▶ Task:
Each line in the material below, starting at the one with "Emit a web page" and ending at the one with "const countLabels = ['', '1', '2', '+ de 3'];", is to be reproduced exactly; no picture is to be copied.

▶ Entries:
══════════

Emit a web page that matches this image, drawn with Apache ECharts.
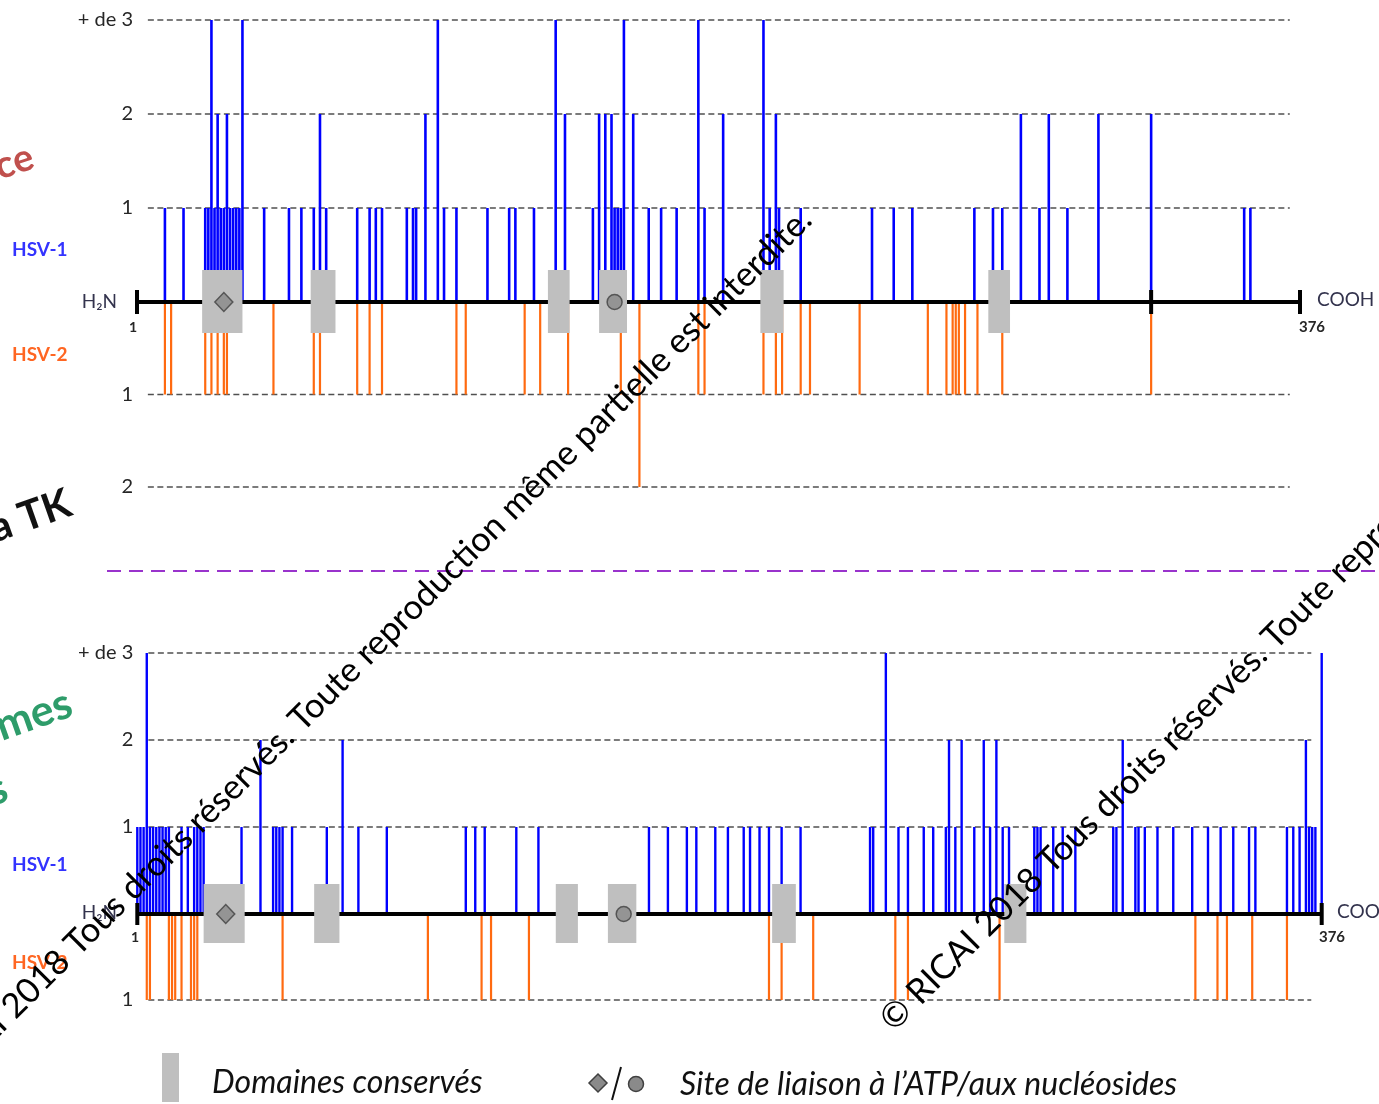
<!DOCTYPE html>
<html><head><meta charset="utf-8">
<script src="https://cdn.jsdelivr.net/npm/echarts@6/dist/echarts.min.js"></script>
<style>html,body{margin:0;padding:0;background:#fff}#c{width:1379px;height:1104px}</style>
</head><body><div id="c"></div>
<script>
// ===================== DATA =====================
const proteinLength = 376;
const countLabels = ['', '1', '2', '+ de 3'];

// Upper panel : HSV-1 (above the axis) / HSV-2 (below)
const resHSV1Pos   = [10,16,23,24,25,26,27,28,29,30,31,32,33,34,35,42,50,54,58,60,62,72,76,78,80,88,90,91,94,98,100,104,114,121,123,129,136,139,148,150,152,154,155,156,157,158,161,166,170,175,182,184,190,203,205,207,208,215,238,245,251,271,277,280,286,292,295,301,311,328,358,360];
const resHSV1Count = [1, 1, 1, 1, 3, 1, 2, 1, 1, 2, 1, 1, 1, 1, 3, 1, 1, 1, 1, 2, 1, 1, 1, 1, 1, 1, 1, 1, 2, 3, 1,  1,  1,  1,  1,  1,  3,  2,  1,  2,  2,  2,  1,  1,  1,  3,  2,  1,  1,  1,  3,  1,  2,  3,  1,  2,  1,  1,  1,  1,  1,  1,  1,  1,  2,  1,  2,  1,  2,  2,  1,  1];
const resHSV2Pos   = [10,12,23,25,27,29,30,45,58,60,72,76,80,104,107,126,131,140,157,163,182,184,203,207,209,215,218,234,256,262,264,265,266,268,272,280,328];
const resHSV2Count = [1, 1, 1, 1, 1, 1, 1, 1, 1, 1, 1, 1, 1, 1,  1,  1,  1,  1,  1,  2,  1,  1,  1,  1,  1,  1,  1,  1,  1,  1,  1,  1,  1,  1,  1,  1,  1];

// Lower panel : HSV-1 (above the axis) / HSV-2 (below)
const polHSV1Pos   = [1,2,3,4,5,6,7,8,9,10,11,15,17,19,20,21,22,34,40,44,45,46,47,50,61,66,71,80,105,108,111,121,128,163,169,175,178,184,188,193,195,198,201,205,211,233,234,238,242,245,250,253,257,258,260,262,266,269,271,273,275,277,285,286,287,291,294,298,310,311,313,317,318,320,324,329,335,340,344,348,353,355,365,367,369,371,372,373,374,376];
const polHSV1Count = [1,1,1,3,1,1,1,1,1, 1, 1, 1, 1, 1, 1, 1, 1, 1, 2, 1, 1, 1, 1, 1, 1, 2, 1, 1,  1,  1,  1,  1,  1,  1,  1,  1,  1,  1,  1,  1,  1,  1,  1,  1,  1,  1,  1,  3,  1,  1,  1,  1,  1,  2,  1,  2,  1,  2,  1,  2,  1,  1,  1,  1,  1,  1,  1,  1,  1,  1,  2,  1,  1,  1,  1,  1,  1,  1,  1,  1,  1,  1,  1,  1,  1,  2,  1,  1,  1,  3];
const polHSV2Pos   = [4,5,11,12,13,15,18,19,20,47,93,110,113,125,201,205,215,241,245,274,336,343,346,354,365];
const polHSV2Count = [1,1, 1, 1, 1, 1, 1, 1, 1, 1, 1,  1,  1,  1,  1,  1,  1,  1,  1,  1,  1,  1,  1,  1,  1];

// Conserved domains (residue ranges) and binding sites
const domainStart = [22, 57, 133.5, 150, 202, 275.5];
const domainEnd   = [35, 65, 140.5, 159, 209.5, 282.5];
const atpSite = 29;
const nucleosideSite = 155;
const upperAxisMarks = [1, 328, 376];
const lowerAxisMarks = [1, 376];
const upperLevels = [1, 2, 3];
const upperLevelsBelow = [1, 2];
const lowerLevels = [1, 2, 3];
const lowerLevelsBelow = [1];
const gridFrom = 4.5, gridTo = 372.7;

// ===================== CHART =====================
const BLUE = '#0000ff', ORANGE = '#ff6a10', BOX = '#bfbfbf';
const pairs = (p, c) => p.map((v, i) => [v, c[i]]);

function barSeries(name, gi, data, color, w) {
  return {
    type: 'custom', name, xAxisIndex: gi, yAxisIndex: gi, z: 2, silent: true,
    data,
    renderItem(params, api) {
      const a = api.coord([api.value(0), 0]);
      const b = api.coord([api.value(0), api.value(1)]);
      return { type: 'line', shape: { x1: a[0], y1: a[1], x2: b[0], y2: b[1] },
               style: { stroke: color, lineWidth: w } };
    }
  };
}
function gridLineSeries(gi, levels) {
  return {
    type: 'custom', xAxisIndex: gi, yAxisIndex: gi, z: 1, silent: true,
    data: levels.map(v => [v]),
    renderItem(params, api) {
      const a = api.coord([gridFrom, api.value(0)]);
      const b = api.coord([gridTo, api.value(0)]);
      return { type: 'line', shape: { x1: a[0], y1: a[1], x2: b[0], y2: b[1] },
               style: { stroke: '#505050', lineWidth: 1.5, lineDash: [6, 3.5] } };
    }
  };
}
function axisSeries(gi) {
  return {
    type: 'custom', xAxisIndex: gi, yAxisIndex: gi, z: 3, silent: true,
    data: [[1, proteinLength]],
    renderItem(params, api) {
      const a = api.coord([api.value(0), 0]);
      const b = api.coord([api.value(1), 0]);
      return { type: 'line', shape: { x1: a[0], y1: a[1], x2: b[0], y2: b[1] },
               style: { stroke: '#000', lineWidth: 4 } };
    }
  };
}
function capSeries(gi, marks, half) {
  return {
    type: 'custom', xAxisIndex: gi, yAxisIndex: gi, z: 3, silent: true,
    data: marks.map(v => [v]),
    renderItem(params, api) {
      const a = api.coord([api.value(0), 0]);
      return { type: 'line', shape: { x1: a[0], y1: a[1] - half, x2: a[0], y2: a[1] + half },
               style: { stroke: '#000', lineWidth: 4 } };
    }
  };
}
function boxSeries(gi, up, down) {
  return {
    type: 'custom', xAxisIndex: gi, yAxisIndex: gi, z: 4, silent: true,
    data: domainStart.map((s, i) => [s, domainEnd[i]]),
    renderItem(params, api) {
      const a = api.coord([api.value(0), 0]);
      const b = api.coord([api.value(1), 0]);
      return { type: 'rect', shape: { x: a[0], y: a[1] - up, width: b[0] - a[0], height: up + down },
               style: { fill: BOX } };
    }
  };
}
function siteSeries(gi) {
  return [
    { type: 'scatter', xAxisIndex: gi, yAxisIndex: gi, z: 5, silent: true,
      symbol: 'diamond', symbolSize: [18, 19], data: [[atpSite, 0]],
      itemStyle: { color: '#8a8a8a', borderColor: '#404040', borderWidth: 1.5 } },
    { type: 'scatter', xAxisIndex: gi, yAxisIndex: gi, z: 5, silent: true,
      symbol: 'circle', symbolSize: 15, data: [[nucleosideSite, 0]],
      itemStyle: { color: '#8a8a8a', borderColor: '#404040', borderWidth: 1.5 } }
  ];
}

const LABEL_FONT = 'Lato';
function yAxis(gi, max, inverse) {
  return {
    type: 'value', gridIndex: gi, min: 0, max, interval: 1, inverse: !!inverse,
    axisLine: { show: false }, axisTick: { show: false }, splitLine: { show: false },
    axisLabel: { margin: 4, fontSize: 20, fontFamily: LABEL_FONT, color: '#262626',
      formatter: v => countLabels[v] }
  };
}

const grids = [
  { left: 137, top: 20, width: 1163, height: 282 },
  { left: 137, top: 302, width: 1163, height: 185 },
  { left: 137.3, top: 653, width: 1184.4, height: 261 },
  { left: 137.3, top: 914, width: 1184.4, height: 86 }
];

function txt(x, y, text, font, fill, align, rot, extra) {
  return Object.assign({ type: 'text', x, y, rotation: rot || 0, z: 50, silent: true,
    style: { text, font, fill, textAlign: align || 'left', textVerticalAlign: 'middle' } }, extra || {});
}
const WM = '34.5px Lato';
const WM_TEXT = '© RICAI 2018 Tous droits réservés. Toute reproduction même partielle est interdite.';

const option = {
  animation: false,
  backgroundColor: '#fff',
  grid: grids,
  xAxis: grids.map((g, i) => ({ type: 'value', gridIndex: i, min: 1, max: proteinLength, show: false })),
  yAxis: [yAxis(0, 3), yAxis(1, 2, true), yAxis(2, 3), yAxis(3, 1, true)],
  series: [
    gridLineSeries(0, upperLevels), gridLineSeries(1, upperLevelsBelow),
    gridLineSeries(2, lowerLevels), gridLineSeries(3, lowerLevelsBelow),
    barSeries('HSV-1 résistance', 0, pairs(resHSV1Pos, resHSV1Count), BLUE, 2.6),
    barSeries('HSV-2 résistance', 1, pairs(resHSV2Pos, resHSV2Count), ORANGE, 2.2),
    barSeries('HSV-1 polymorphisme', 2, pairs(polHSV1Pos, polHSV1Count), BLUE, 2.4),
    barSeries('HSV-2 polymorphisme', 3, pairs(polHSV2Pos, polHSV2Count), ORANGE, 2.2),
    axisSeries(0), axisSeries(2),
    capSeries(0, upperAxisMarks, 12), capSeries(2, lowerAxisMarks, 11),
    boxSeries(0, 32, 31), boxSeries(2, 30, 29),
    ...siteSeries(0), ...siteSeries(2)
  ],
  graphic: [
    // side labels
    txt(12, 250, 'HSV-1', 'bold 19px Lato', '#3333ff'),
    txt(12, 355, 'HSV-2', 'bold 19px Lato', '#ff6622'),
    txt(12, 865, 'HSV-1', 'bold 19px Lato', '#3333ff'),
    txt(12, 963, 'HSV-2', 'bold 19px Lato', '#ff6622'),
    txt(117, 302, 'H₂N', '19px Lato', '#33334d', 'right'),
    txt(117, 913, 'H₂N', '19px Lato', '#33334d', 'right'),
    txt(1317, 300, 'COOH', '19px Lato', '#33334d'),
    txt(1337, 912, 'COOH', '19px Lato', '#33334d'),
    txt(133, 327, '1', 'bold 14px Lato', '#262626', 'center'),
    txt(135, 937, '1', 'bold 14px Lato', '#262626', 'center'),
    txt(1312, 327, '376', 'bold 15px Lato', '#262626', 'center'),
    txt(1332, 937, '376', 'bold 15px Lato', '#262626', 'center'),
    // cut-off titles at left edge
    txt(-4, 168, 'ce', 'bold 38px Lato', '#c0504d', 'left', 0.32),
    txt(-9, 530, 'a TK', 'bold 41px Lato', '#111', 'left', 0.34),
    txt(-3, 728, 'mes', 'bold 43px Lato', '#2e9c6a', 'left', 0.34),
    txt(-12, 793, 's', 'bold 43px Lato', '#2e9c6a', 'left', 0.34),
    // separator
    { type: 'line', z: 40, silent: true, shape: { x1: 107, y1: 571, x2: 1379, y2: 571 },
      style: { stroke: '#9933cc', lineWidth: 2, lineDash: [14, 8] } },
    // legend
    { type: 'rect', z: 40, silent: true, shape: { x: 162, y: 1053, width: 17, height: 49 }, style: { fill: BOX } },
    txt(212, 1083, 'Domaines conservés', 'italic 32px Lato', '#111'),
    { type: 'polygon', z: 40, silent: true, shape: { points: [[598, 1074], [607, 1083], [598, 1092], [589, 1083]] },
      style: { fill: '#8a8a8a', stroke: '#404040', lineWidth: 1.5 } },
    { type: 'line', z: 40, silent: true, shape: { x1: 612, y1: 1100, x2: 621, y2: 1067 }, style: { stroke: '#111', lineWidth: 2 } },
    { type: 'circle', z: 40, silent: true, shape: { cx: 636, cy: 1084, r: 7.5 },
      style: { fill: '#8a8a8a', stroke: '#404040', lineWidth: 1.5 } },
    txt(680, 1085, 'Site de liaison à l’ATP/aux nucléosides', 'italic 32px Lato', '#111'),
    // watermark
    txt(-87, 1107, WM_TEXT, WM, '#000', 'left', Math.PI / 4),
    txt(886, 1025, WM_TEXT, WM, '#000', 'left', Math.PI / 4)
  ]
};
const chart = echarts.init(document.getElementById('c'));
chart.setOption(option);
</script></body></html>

══════════

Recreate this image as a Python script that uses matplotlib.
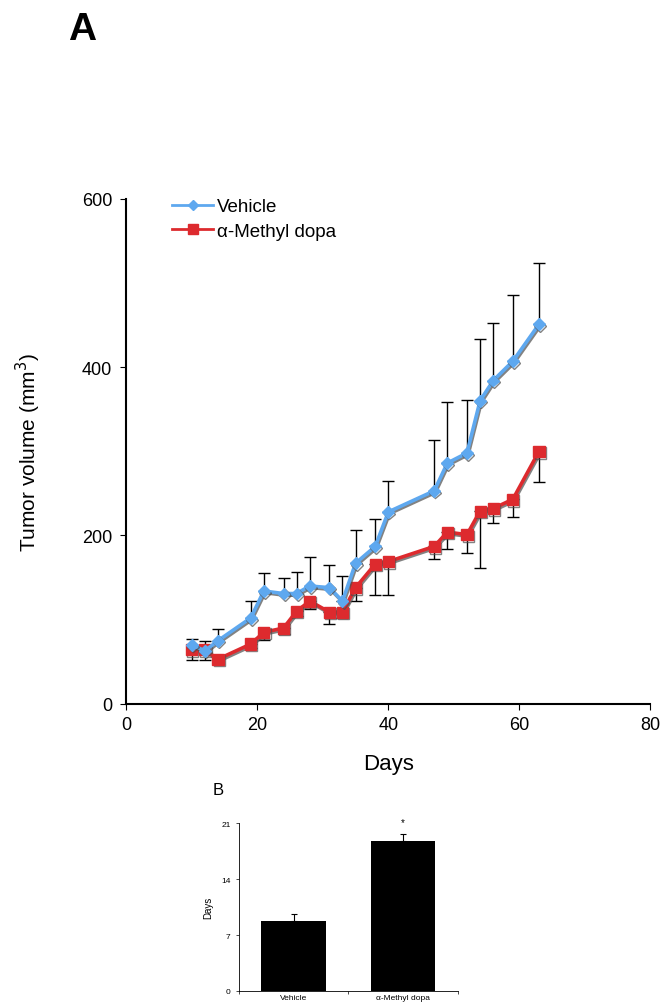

══════════

▶ Answer for the task:
Emit a web page that matches this image, drawn with Apache ECharts.
<!DOCTYPE html>
<html><head><meta charset="utf-8">
<script src="https://cdn.jsdelivr.net/npm/echarts@6/dist/echarts.min.js"></script>
<style>html,body{margin:0;padding:0;background:#fff}#c{width:1379px;height:1104px}</style>
</head><body><div id="c"></div>
<script>
// ===================== DATA =====================
const proteinLength = 376;
const countLabels = ['', '1', '2', '+ de 3'];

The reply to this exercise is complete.